I went up to the Fort Worth area this past weekend, but I went up 6 to 35 to get there, so Sunday was the first time I'd been in that spot in almost two years.

It was weird. I was anxious about it the whole day, and distracted. Which isn't a good thing while driving 75 down the interstate. I couldn't remember exactly where I was, but I knew it was after Centerville (that's my DQ stop) because I had stopped there to let Chelsea go potty and to get a frosty treat. That frosty treat was later thrown away. I remembered that I pulled over at a weigh station right after Krystal said those words. So, once I went through Centerville and saw the "All trucks next right if lights flashing" I knew that was it.

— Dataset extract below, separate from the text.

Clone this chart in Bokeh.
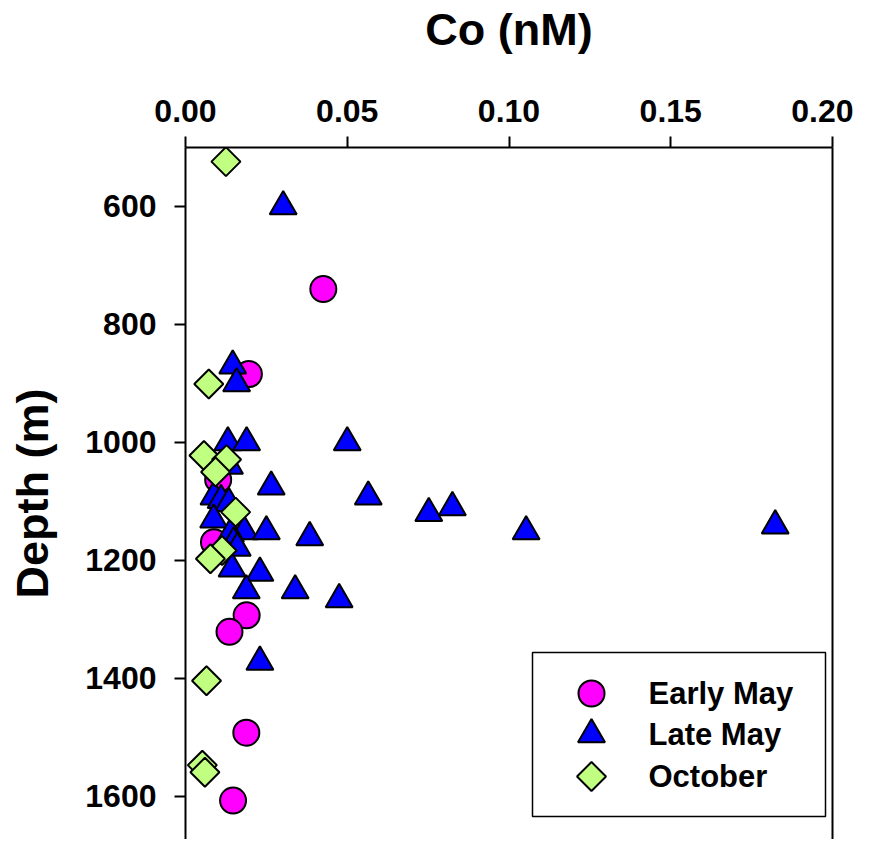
import math
from bokeh.plotting import figure
from bokeh.models import LinearAxis, FixedTicker, NumeralTickFormatter, Range1d
from bokeh.core.properties import value
from bokeh.embed import file_html
from bokeh.resources import INLINE

# ---- data ----
early_co = [0.0426, 0.0196, 0.0101, 0.0088, 0.0189, 0.0136, 0.0188, 0.0147]
early_depth = [740, 884, 1063, 1169, 1293, 1321, 1492, 1607]

late_co = [0.0302, 0.0146, 0.0158, 0.0131, 0.0189, 0.0500, 0.0136, 0.0265,
           0.0565, 0.0088, 0.0110, 0.0134, 0.0825, 0.0752, 0.0087, 0.0182,
           0.0250, 0.1053, 0.1823, 0.0139, 0.0384, 0.0149, 0.0160, 0.0144,
           0.0230, 0.0188, 0.0339, 0.0475, 0.0230]
late_depth = [600, 870, 900, 1000, 1000, 1000, 1040, 1075,
              1092, 1092, 1098, 1103, 1110, 1120, 1131, 1151,
              1151, 1151, 1141, 1155, 1161, 1170, 1179, 1214,
              1221, 1251, 1251, 1266, 1372]

oct_co = [0.0125, 0.0072, 0.0057, 0.0127, 0.0093, 0.0155, 0.0113, 0.0077,
          0.0065, 0.0052, 0.0060]
oct_depth = [524, 901, 1022, 1029, 1050, 1118, 1183, 1197, 1404, 1547, 1559]

x_ticks = [0.0, 0.05, 0.10, 0.15, 0.20]
y_ticks = [600, 800, 1000, 1200, 1400, 1600]
series_labels = ["Early May", "Late May", "October"]

FONT = "Liberation Sans"
FRAME_W, FRAME_H = 647, 692

p = figure(width=853, height=839, output_backend="svg", toolbar_location=None,
           x_range=Range1d(0, 0.2), y_range=Range1d(1673, 500),
           x_axis_location="above",
           min_border_left=185, min_border_right=21, min_border_top=147,
           min_border_bottom=0)
p.grid.visible = False
p.outline_line_color = None
p.background_fill_color = "white"
p.border_fill_color = "white"

xa = p.xaxis[0]
xa.ticker = FixedTicker(ticks=x_ticks)
xa.formatter = NumeralTickFormatter(format="0.00")
xa.axis_label = "Co (nM)"
ya = p.yaxis[0]
ya.ticker = FixedTicker(ticks=y_ticks)
ya.axis_label = "Depth (m)"

for ax in (xa, ya):
    ax.axis_line_width = 2
    ax.major_tick_line_width = 2
    ax.major_tick_in = 0
    ax.major_tick_out = 11
    ax.minor_tick_line_color = None
    ax.major_label_text_font = FONT
    ax.major_label_text_font_style = "bold"
    ax.major_label_text_font_size = "32px"
    ax.axis_label_text_font = FONT
    ax.axis_label_text_font_style = "bold"
    ax.axis_label_text_font_size = "45px"
    ax.axis_label_text_color = "black"
    ax.major_label_text_color = "black"
xa.major_label_standoff = 15
xa.axis_label_standoff = 42
ya.major_label_standoff = 18
ya.axis_label_standoff = 24

ra = LinearAxis(ticker=FixedTicker(ticks=[]), major_label_text_font_size="0px",
                axis_line_width=2, major_tick_line_color=None,
                minor_tick_line_color=None)
p.add_layout(ra, "right")

circle_style = dict(marker="circle", size=26, fill_color="#FF00FF",
                    line_color="black", line_width=2)
tri_style = dict(marker="triangle", size=27, fill_color="#0000FF",
                 line_color="black", line_width=2)
dia_style = dict(marker="square", angle=math.pi / 4, size=20.5,
                 fill_color="#C0FF80", line_color="black", line_width=2)

p.scatter(early_co, early_depth, **circle_style)
p.scatter(late_co, late_depth, **tri_style)
p.scatter(oct_co, oct_depth, **dia_style)

# ---- legend, laid out in frame pixels (x right, y down from frame top) ----
p.extra_x_ranges = {"px": Range1d(0, FRAME_W)}
p.extra_y_ranges = {"py": Range1d(FRAME_H, 0)}
px = dict(x_range_name="px", y_range_name="py")

p.quad(left=[347], right=[640], top=[505], bottom=[669], fill_color="white",
       line_color="black", line_width=1.5, **px)
key_x = 406
rows_y = [546, 587, 629]
p.scatter([key_x], [rows_y[0]], **circle_style, **px)
p.scatter([key_x], [rows_y[1]], **tri_style, **px)
p.scatter([key_x], [rows_y[2]], **dia_style, **px)
p.text(x=[463] * 3, y=rows_y, text=series_labels, text_font=value(FONT),
       text_font_style="bold", text_font_size="31px", text_color="black",
       text_align="left", text_baseline="middle", **px)

open("out.html", "w").write(file_html(p, INLINE))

I wasn't really prepared for what I felt, and how it hit me. After talking to someone who has become a TERRIFIC friend, I think she nailed it. This time, I knew the truth-there was no doubt that he was dead. If you remember, my phone died shortly after I talked to Krystal so it didn't really SINK in. I didn't REALLY believe it until I got home, plugged my phone in and the voice mails and text messages started piling up from everyone trying to get a hold of me. And then I saw the box of "us" sitting on the table. I'd gotten it down out of the closet to get out the bottle of perfume he'd given me for Valentine's day.

It's so strange the details I remember. I have always been very detail oriented, and remember the strangest, seemingly minute details, but it's even worse when it comes to him.

4 comments:

Savannah said...

hey,...i know i dont know you well,...or what exactly youre goin through,....

but this makes my heart hurt,.....
i wish i could give you a big stranger hug

elise.elaine said...

Love and hugs going your way lovely lady. I'm sorry. I'm sorry for your loss, for your pain, for not knowing a way to make it feel better for you. But know i wish I could. And know I love ya girl.

Unknown said...

You are brave....you are wonderful....you are amazing.